US biotechnology group Gilead enjoyed a strong second quarter this year, with net earnings leaping 34% to $265.2 million, or $0.56 a share, on accelerating sales of its HIV franshise.

Total revenues leapt 38% to $685.3 million, with growth mainly down to a stellar performance by the HIV drug Truvada (emtricitabine and tenofovir disoproxil fumarate), which sky rocketed 143% to $299.3 million, and royalties from the flu treatment Tamiflu (oseltamivir), which rose to $73.3 million from $36.2 million last year. Also driving growth was the chronic hepatitis B treatment Hepsera (adefovir dipivoxil), up 24% to $56.8 million.

Sales of Viread (tenofovir disoproxil fumarate), dropped 20% to $167.4 million, reflecting a higher number of patients switching from a Viread-based regimen to one containing Truvada where available. In the same vein, turnover of Emtriva (emtricitabine) tumbled 29% to $8.7 million.

The robust results, as well as the recent US nod for its triple combo pill Atripla, have led the firm to lift its full year target for the HIV portfolio to $1.95-$2 billion, up from the earlier goal of $1.83-$1.88 billion, according to media reports.

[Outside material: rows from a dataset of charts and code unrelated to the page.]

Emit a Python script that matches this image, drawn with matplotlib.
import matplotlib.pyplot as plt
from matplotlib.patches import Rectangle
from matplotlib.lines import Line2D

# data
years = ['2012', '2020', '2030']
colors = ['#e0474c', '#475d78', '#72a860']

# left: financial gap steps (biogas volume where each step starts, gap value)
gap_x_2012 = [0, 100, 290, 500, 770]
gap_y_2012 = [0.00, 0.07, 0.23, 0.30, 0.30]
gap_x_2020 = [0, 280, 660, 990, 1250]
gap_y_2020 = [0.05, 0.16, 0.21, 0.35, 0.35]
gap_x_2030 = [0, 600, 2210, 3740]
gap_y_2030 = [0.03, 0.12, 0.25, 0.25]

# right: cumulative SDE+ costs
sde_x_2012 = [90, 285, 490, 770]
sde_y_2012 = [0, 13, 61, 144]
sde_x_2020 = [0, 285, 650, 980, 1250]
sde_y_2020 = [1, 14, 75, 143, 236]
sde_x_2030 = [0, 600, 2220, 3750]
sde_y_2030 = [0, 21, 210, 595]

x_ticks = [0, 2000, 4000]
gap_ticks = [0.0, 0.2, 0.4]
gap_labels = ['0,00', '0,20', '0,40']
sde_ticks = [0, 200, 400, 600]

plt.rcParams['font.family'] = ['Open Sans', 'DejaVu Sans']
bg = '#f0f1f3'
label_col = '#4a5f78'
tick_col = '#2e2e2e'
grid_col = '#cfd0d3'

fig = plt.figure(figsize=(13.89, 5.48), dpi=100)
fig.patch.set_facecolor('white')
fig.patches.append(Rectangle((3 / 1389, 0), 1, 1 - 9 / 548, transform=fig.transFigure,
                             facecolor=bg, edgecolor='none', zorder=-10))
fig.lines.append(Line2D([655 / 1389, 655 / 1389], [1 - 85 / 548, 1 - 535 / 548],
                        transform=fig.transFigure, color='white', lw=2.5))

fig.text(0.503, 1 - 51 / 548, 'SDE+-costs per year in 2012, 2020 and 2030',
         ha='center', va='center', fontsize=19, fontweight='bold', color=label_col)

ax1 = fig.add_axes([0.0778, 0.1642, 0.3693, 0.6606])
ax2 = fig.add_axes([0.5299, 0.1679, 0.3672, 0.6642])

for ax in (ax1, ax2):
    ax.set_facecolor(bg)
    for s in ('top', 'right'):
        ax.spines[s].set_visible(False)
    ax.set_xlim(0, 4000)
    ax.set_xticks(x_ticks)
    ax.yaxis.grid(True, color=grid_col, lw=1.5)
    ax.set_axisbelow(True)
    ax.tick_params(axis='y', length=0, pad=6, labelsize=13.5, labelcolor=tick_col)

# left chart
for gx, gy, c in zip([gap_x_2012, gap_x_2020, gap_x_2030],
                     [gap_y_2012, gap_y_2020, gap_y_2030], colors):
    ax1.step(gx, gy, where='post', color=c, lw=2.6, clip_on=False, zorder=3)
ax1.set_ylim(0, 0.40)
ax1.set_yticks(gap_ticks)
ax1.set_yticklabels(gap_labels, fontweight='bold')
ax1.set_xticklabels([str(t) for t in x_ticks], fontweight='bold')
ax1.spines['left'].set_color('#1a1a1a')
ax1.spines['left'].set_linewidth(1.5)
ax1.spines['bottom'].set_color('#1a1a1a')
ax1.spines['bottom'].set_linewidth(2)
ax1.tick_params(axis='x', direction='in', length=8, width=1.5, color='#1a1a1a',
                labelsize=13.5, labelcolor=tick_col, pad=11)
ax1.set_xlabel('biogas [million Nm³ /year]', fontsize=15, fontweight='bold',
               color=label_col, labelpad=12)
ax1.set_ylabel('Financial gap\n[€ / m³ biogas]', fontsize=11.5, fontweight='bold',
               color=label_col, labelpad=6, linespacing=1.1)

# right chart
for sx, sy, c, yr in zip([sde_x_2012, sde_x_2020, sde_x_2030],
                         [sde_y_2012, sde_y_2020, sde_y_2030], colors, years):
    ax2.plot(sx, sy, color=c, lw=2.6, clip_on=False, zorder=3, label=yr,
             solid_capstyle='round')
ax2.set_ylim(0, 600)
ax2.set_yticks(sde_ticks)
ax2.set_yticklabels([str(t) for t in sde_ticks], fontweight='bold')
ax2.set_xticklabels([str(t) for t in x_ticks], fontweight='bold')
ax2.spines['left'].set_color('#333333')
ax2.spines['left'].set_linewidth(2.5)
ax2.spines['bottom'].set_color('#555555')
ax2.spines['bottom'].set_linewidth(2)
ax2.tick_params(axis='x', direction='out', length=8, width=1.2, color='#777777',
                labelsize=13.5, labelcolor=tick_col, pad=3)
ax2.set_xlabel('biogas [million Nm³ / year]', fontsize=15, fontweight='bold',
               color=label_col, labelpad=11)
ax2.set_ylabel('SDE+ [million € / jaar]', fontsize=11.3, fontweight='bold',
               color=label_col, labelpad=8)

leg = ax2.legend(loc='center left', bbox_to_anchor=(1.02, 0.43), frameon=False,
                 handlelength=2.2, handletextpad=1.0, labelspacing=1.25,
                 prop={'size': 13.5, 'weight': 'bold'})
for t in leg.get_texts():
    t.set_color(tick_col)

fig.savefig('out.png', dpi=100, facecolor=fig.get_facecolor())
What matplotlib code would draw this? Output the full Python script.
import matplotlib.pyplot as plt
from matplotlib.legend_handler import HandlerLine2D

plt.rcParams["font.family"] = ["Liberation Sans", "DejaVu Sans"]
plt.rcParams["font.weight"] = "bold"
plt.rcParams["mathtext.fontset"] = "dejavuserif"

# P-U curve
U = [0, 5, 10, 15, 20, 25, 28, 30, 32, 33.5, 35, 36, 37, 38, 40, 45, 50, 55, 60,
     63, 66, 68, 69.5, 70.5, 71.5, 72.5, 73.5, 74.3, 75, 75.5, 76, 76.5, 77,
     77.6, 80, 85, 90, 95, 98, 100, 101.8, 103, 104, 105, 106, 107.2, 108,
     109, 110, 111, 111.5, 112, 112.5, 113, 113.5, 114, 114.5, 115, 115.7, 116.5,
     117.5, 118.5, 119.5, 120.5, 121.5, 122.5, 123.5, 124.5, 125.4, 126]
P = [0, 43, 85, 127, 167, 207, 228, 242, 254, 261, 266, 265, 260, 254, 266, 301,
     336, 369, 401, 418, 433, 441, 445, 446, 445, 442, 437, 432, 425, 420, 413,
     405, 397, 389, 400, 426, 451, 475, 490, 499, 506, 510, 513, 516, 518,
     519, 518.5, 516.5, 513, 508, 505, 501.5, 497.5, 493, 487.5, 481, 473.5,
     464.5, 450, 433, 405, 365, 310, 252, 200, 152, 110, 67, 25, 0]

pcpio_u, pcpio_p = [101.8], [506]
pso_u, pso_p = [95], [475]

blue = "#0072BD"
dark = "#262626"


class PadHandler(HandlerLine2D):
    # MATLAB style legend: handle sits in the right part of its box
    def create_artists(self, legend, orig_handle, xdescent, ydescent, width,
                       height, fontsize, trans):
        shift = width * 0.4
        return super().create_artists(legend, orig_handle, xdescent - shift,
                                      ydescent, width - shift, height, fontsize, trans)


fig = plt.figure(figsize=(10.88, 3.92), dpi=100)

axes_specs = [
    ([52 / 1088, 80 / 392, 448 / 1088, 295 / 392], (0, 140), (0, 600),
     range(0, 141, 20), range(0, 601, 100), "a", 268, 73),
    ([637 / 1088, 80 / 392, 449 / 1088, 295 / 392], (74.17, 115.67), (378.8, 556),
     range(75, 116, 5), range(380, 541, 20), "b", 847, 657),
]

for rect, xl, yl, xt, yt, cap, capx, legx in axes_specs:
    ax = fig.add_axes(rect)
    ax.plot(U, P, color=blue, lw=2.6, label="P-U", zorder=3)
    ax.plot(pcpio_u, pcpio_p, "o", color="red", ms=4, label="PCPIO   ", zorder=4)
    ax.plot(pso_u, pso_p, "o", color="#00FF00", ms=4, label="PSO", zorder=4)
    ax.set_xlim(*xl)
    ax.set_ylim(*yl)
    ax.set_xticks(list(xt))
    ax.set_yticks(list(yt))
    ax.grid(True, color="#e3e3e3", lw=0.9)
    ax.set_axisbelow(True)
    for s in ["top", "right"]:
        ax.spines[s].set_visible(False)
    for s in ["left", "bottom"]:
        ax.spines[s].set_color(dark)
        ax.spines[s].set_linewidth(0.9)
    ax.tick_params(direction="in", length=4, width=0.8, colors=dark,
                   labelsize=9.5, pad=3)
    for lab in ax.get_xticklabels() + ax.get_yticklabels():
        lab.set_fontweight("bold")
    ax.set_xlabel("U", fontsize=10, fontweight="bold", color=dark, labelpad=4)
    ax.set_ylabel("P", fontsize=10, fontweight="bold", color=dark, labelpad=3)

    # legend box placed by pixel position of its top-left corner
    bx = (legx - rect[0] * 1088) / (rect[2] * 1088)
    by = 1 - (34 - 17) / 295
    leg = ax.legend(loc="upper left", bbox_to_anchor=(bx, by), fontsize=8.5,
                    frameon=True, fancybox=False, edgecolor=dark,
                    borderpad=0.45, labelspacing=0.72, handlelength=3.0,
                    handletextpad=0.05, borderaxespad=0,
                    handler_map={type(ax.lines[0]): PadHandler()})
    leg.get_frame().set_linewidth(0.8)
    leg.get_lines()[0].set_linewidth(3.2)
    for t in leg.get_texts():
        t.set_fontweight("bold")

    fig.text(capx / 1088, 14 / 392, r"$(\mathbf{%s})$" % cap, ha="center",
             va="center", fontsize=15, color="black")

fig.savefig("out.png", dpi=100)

Atripla, which incorporates B-MS’ Sustiva (efavirenz) and Gilead's Emtriva (emtricitabine) and Viread (tenofovir) in a single pill, received US approval earlier this month, becoming the first once-daily triple therapy for HIV on the market. The drug has been designed to increase convenience for the patient, and better compliance with therapy to provide tighter control of the virus and hold back the development of resistant strains.